PROVIDED RECORDS –
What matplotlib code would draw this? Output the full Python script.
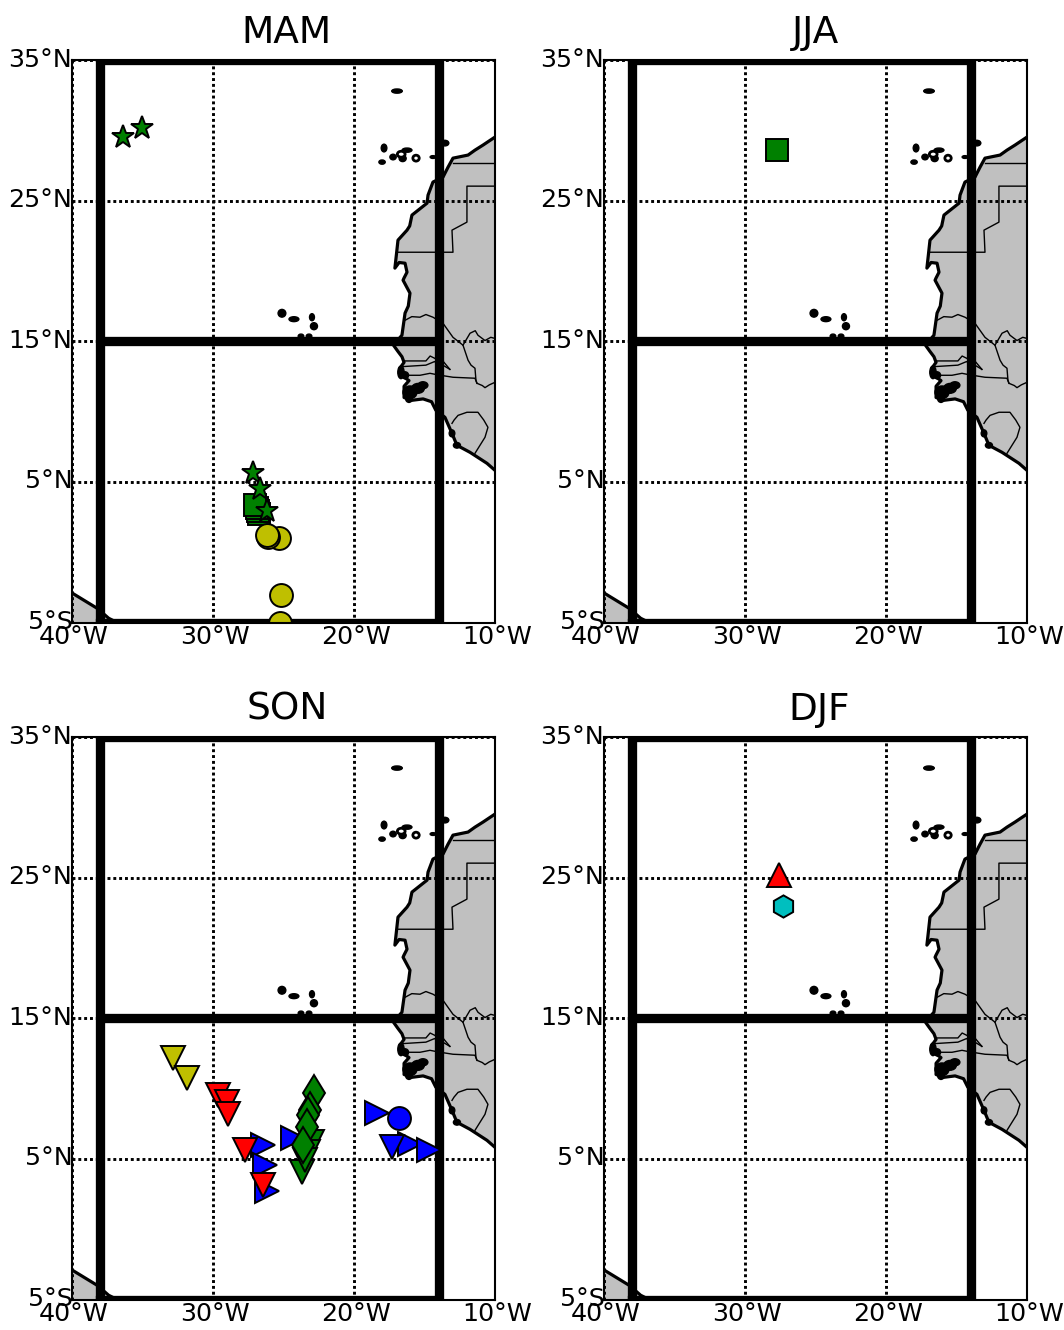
import matplotlib
matplotlib.use('Agg')
import matplotlib.pyplot as plt
from matplotlib.patches import Polygon, Ellipse
from matplotlib.transforms import ScaledTranslation

# ---- data (lon, lat) ----
coast_lon = [-10.0,-10.85,-11.42,-11.91,-12.98,-13.33,-13.69,-14.40,-14.75,-14.82,-15.89,-16.05,-16.24,-16.88,-17.02,-17.1,-16.8,-16.38,-16.24,-16.45,-16.52,-16.03,-16.15,-16.38,-16.60,-17.2,-16.9,-16.6,-16.45,-16.75,-16.52,-16.1,-16.45,-16.45,-15.9,-15.1,-14.5,-14.2,-13.55,-13.05,-12.70,-11.77,-10.57,-10.0]
coast_lat = [29.52,28.95,28.59,28.24,28.02,27.38,26.67,26.32,25.39,24.82,23.97,23.2,22.90,22.19,20.91,20.2,20.6,20.55,19.91,19.5,19.34,18.42,17.5,17.0,15.43,14.72,14.3,13.9,13.5,13.08,12.5,12.2,11.8,11.0,10.8,10.9,10.7,10.1,9.59,8.45,7.60,7.10,6.32,5.82]
sa_lon = [-40.0,-38.2,-37.4,-36.8]
sa_lat = [-2.9,-4.0,-4.7,-5.0]

borders = [
    ([-13.0,-10.0],[27.67,27.67]),
    ([-10.0,-11.99,-11.99,-13.05,-12.98,-16.95],[26.03,26.03,23.47,22.9,21.33,21.33]),
    ([-16.38,-15.9,-15.32,-14.9,-14.40,-13.69,-12.98,-12.27,-11.91,-11.7,-11.42,-11.35,-11.28],[16.49,16.75,16.71,16.9,16.71,16.28,15.28,14.72,13.65,13.3,13.08,12.22,12.01]),
    ([-12.27,-11.77,-11.4,-11.21,-10.71,-10.3,-10.0],[14.72,15.57,15.75,15.43,15.05,15.28,15.2]),
    ([-16.5,-14.9,-14.6,-14.2,-13.7,-13.2],[13.6,13.6,13.95,13.75,13.6,13.0]),
    ([-16.5,-14.9,-14.3,-13.7,-13.2],[13.2,13.3,13.55,13.3,13.0]),
    ([-16.52,-15.32,-14.61,-14.0,-12.98,-11.42,-11.28,-10.9,-10.71,-10.4,-10.0],[12.58,12.58,12.72,12.6,12.44,12.37,12.01,11.85,11.7,11.9,12.08]),
    ([-13.05,-12.9,-12.62,-11.99,-11.21,-10.8,-10.5,-10.71,-11.42],[9.16,9.4,9.73,9.95,9.95,9.4,8.88,8.17,7.03]),
]
isl_lon = [-16.95,-17.87,-18.01,-17.23,-16.55,-16.24,-14.4,-13.55,-25.11,-24.26,-22.98,-22.84,-23.76,-23.19,-16.67,-16.38,-15.11,-15.46,-16.03,-16.1,-13.05,-12.7]
isl_lat = [32.79,28.74,27.74,28.10,28.0,28.59,28.10,29.09,16.99,16.57,16.71,16.07,15.36,15.36,12.79,12.58,11.87,11.65,11.37,10.95,8.45,7.6]
isl_w   = [0.75,0.4,0.45,0.45,0.5,0.7,0.4,0.55,0.55,0.7,0.35,0.5,0.4,0.4,0.45,0.5,0.7,0.9,1.0,0.5,0.4,0.5]
isl_h   = [0.3,0.55,0.3,0.4,0.45,0.3,0.2,0.4,0.55,0.35,0.5,0.5,0.3,0.3,0.9,0.5,0.5,0.7,0.9,0.6,0.5,0.4]
ring_lon = [-15.6,-16.65]
ring_lat = [28.02,28.3]
ring_w = [0.45,0.55]
ring_h = [0.42,0.42]

MAM = [
    ('g','s',[-26.74,-26.81,-26.88,-27.02],[2.69,2.90,3.11,3.33]),
    ('y','o',[-25.32,-26.10,-26.17,-25.18,-25.25],[0.98,1.05,1.19,-3.01,-5.0]),
    ('g','*',[-36.38,-35.04,-27.16,-26.67,-26.17],[29.52,30.16,5.60,4.47,2.90]),
]
JJA = [('g','s',[-27.73],[28.59])]
SON = [
    ('y','v',[-32.84,-31.84],[12.15,10.73]),
    ('b','>',[-26.45,-26.31,-26.17,-24.33,-18.37,-16.03,-14.68],[5.96,4.54,2.69,6.46,8.24,6.03,5.60]),
    ('b','v',[-17.30],[5.82]),
    ('b','o',[-16.81],[7.88]),
    ('r','v',[-29.65,-29.01,-28.94,-27.73,-26.45],[9.52,9.02,8.17,5.60,3.11]),
    ('g','v',[-23.69,-22.98,-23.26,-23.48],[4.04,6.17,5.46,4.89]),
    ('g','d',[-22.84,-23.12,-23.26,-23.33,-23.62],[9.66,8.45,8.10,7.24,5.96]),
]
DJF = [
    ('r','^',[-27.59],[25.18]),
    ('c','h',[-27.30],[22.97]),
]
titles = ['MAM','JJA','SON','DJF']
panels = [MAM,JJA,SON,DJF]
lon_ticks = [-40,-30,-20,-10]
lon_labels = ['40°W','30°W','20°W','10°W']
lat_ticks = [-5,5,15,25,35]
lat_labels = ['5°S','5°N','15°N','25°N','35°N']
title_x = [0.508,0.5,0.508,0.509]
box_lon = [-38,-38,-14,-14,-38]
box_lat = [-5,35,35,-5,-5]
mid_lon = [-38,-14]
mid_lat = [15,15]
marker_size = {'s':16.5,'o':16.5,'*':17,'v':17,'>':17,'^':17,'d':18,'h':16}

W,H = 1064,1330
fig = plt.figure(figsize=(W/100,H/100),dpi=100)
plt.rcParams['font.family'] = 'DejaVu Sans'
pos = [(72,60),(604,60),(72,737),(604,737)]
dots = (0,(1,1))
for i,(px,py) in enumerate(pos):
    ax = fig.add_axes([px/W,1-(py+562.5)/H,423/W,562.5/H])
    ax.set_xlim(-40,-10); ax.set_ylim(-5,35)
    ax.add_patch(Polygon(list(zip(coast_lon,coast_lat))+[(-9,5.82),(-9,29.52)],fc='#c0c0c0',ec='none',zorder=1))
    ax.add_patch(Polygon(list(zip(sa_lon,sa_lat))+[(-36.8,-6),(-41,-6),(-41,-2.9)],fc='#c0c0c0',ec='none',zorder=1))
    for bx,by in borders:
        ax.plot(bx,by,color='k',lw=1.0,zorder=2)
    ax.plot(coast_lon,coast_lat,color='k',lw=2.3,zorder=2.1)
    ax.plot(sa_lon,sa_lat,color='k',lw=2.3,zorder=2.1)
    for a,b,w,h in zip(isl_lon,isl_lat,isl_w,isl_h):
        ax.add_patch(Ellipse((a,b),w,h,fc='k',ec='k',lw=1,zorder=2.1))
    for a,b,w,h in zip(ring_lon,ring_lat,ring_w,ring_h):
        ax.add_patch(Ellipse((a,b),w,h,fc='w',ec='k',lw=2,zorder=2.1))
    for t in lon_ticks:
        ax.axvline(t,color='k',lw=2.1,ls=dots,zorder=3)
    for t in lat_ticks:
        ax.axhline(t,color='k',lw=2.1,ls=dots,zorder=3)
    ax.plot(box_lon,box_lat,color='k',lw=6.7,zorder=4,solid_joinstyle='miter')
    ax.plot(mid_lon,mid_lat,color='k',lw=6.7,zorder=4,solid_capstyle='butt')
    for c,m,xs,ys in panels[i]:
        ax.plot(xs,ys,ls='none',marker=m,ms=marker_size[m],mfc=c,mec='k',mew=1.4,zorder=5)
    ax.set_xticks(lon_ticks); ax.set_xticklabels(lon_labels)
    ax.set_yticks(lat_ticks); ax.set_yticklabels(lat_labels)
    ax.tick_params(length=0,labelsize=18.3,pad=1.5)
    ax.tick_params(axis='y',pad=0.5)
    for lab in ax.get_xticklabels():
        lab.set_transform(lab.get_transform()+ScaledTranslation(2/100,0,fig.dpi_scale_trans))
    for lab in ax.get_yticklabels():
        lab.set_transform(lab.get_transform()+ScaledTranslation(1/100,3/100,fig.dpi_scale_trans))
    for s in ax.spines.values():
        s.set_linewidth(1.5); s.set_zorder(6)
    ax.set_title(titles[i],fontsize=27,x=title_x[i],pad=12.3)
fig.savefig('out.png',dpi=100)
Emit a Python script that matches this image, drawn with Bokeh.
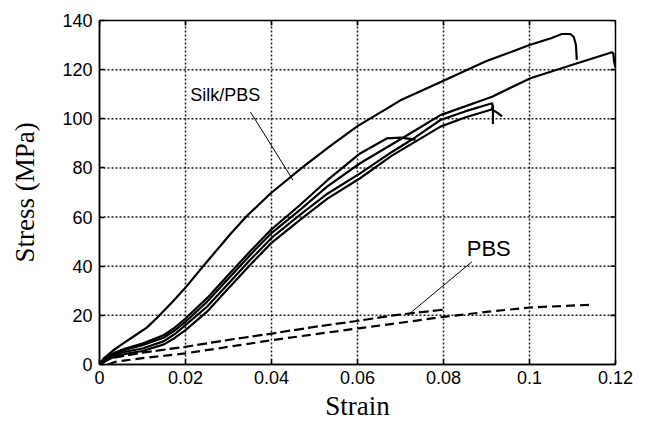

EXERCISE DESCRIPTION – Starting at the first line of the entries, restate word for word everything through the line that holds "from matplotlib.transforms import", both ends included, but omit any pictures.

ANSWER FOR THIS EXERCISE –
What matplotlib code would draw this? Output the full Python script.
import matplotlib
matplotlib.use('Agg')
import matplotlib.pyplot as plt
from matplotlib.patches import Polygon, Ellipse
from matplotlib.transforms import ScaledTranslation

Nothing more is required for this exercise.